Unfortunately, this scenario is not so far-fetched.

The Rebirth or Death of Steem?

Tron’s recent acquisition of Steemit, a blockchain-based blogging and social media website built on top of the public Steem blockchain, once again raises the question of whether decentralized media can remain that way. Tron also bought BitTorrent, a company built on top of the open bittorrent peer-to-peer file sharing protocol.

Tron bills itself as “an ambitious project dedicated to building the infrastructure for a truly decentralized Internet.” But it seems Tron colluded with top exchanges Binance, Huobi, and Poloniex to stake custodial Steem (i.e. users’ funds) and replace elected DPoS witnesses on the Steem blockchain with their own. Effectively, they are mounting a hostile takeover of a public blockchain, making it subservient to a private corporation.

Even before this, Tron had an unspoken history of removing competitors to its native applications at the project level. POP Network has first-hand experience as it was originally developed on Tron before being excluded for competing too strongly with Tron’s native BitTorrent Token.

This iron-fisted control goes all the way down to individual content creators as Tron’s two flagship streaming products BitTorrent Live and newly acquired DLive greet visitors with an ominous warning: No Political Speech.

Formerly decentralized media projects BitTorrent, DLive and now Steemit, are controlled by corporations that have demonstrated both an ability and willingness to govern based on the same standards as old-line centralized projects. They govern in their own interests above user interests and without accountability.
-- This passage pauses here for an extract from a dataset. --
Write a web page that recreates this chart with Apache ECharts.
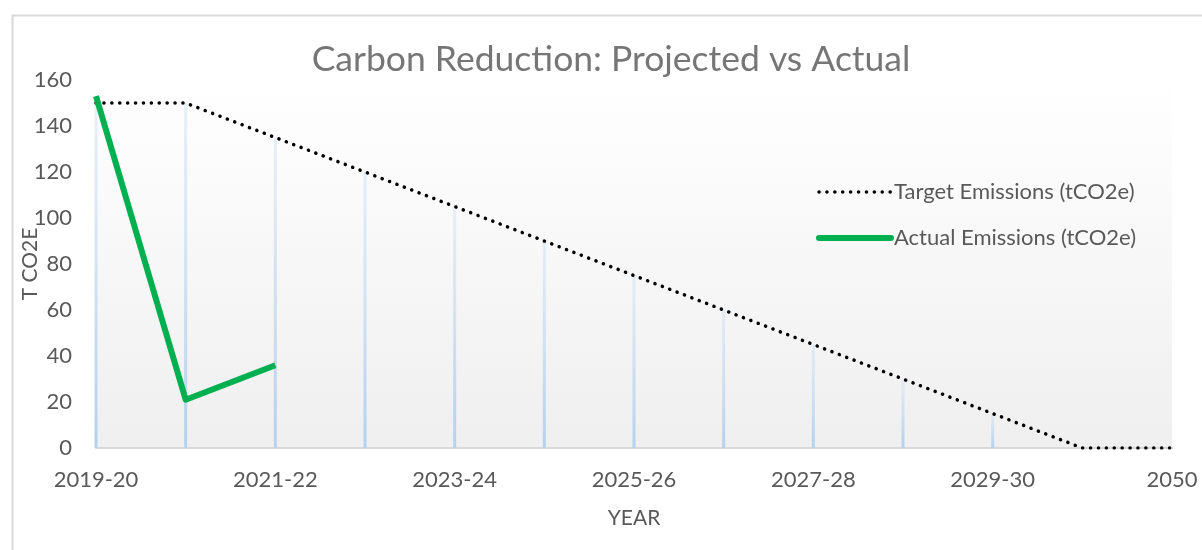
<!DOCTYPE html>
<html>
<head>
<meta charset="utf-8">
<script src="https://cdn.jsdelivr.net/npm/echarts@6/dist/echarts.min.js"></script>
<style>
html,body{margin:0;padding:0;background:#fff;}
#chart{width:1202px;height:550px;}
</style>
</head>
<body>
<div id="chart"></div>
<script>
const categories = ['2019-20','2020-21','2021-22','2022-23','2023-24','2024-25','2025-26','2026-27','2027-28','2028-29','2029-30','2030-31','2050'];
const targetEmissions = [150,150,135,120,105,90,75,60,45,30,15,0,0];
const actualEmissions = [153,21,36];
const yTicks = [0,20,40,60,80,100,120,140,160];

const FONT = 'Lato, "Open Sans", sans-serif';
const chart = echarts.init(document.getElementById('chart'));
chart.setOption({
  animation: false,
  backgroundColor: '#fff',
  graphic: [{
    type: 'rect', left: 10, top: 13, z: -10,
    shape: { width: 1250, height: 600 },
    style: { fill: 'none', stroke: '#d9d9d9', lineWidth: 2 }
  }],
  title: {
    text: 'Carbon Reduction: Projected vs Actual',
    left: 606, top: 37, textAlign: 'center',
    textStyle: { fontFamily: FONT, fontSize: 35.5, fontWeight: 'normal', color: '#767676' }
  },
  legend: {
    orient: 'vertical', left: 811, top: 176, itemGap: 24,
    itemWidth: 72, itemHeight: 22,
    textStyle: { fontFamily: FONT, fontSize: 22, color: '#595959', padding: [0,0,0,-2] },
    data: [
      { name: 'Target Emissions (tCO2e)', itemStyle: { opacity: 0 },
        lineStyle: { color: '#000', width: 3.5, type: [0.1, 7.8], cap: 'round' } },
      { name: 'Actual Emissions (tCO2e)', itemStyle: { opacity: 0 },
        lineStyle: { color: '#00b050', width: 6, cap: 'round' } }
    ]
  },
  grid: {
    left: 96, right: 30, top: 80, bottom: 102, show: true, borderWidth: 0,
    backgroundColor: new echarts.graphic.LinearGradient(0,0,0,1,[
      {offset:0,color:'#ffffff'},{offset:1,color:'#efefef'}])
  },
  xAxis: {
    type: 'category', data: categories, boundaryGap: false,
    name: 'YEAR', nameLocation: 'middle', nameGap: 60, nameMoveOverlap: false,
    nameTextStyle: { fontFamily: FONT, fontSize: 21, color: '#595959' },
    axisLine: { lineStyle: { color: '#d9d9d9', width: 2 } },
    axisTick: { show: false },
    axisLabel: { interval: 1, margin: 21, fontFamily: FONT, fontSize: 22, color: '#595959' },
    splitLine: { show: false }
  },
  yAxis: {
    type: 'value', min: 0, max: 160, interval: 20,
    name: 'T CO2E', nameLocation: 'middle', nameGap: 55, nameMoveOverlap: false,
    nameTextStyle: { fontFamily: FONT, fontSize: 21, color: '#595959' },
    axisLine: { show: false }, axisTick: { show: false },
    axisLabel: { margin: 24, fontFamily: FONT, fontSize: 22, color: '#595959',
      formatter: v => yTicks.includes(v) ? String(v) : '' },
    splitLine: { show: false }
  },
  series: [
    {
      name: 'drop', type: 'bar', data: targetEmissions, barWidth: 3, silent: true,
      itemStyle: { color: new echarts.graphic.LinearGradient(0,0,0,1,[
        {offset:0,color:'rgba(215,230,246,0.6)'},{offset:1,color:'#b4d1ee'}]) },
      z: 1
    },
    {
      name: 'Target Emissions (tCO2e)', type: 'line', data: targetEmissions,
      symbol: 'none', z: 3,
      lineStyle: { color: '#000', width: 3.5, type: [0.1, 7.8], cap: 'round' },
      itemStyle: { color: '#000' }
    },
    {
      name: 'Actual Emissions (tCO2e)', type: 'line', data: actualEmissions,
      symbol: 'none', z: 4,
      lineStyle: { color: '#00b050', width: 6, cap: 'butt', join: 'round' },
      itemStyle: { color: '#00b050' }
    }
  ]
});
</script>
</body>
</html>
Although we can’t be sure of the future, consolidation of the biggest pieces in a decentralized movement should be cause for deep contemplation.

History repeats

Maybe we shouldn’t be surprised by the promise of freedom, openness and neutrality of public blockchains being co-opted. We saw this story play out in the 1990s as the ideals of the original internet were overrun by moneyed interests.

It is clear that institutions seeking to utilize blockchain technology for their own benefit, while holding values in opposition to the intended push toward decentralization, will continue to grow in number. But will those institutions grow in value?

The key attraction of a decentralized economy is it takes power and profits away from large institutions and corporations, and puts them into the rightful hands of the people. This measure is typically reflected in the value of the native cryptocurrency of the network. If public blockchains are used just to reaggregate power and profits to private corporations or central governments, then what is their value to the users of those systems?

“Ultimately, I think the ongoing trend toward increasing centralization inevitably leads to a situation where a blockchain loses its entire raison d’etre as a permissionless platform with strong assurances and what we’re left with is a permissioned network that resembles today’s centralized networks but built on less efficient infrastructure. That doesn’t sound very interesting or exciting to me,” says Spencer Bogart, partner at Blockchain Capital, of this inherent conflict.

Blockchain without decentralization doesn’t sound very interesting to me either.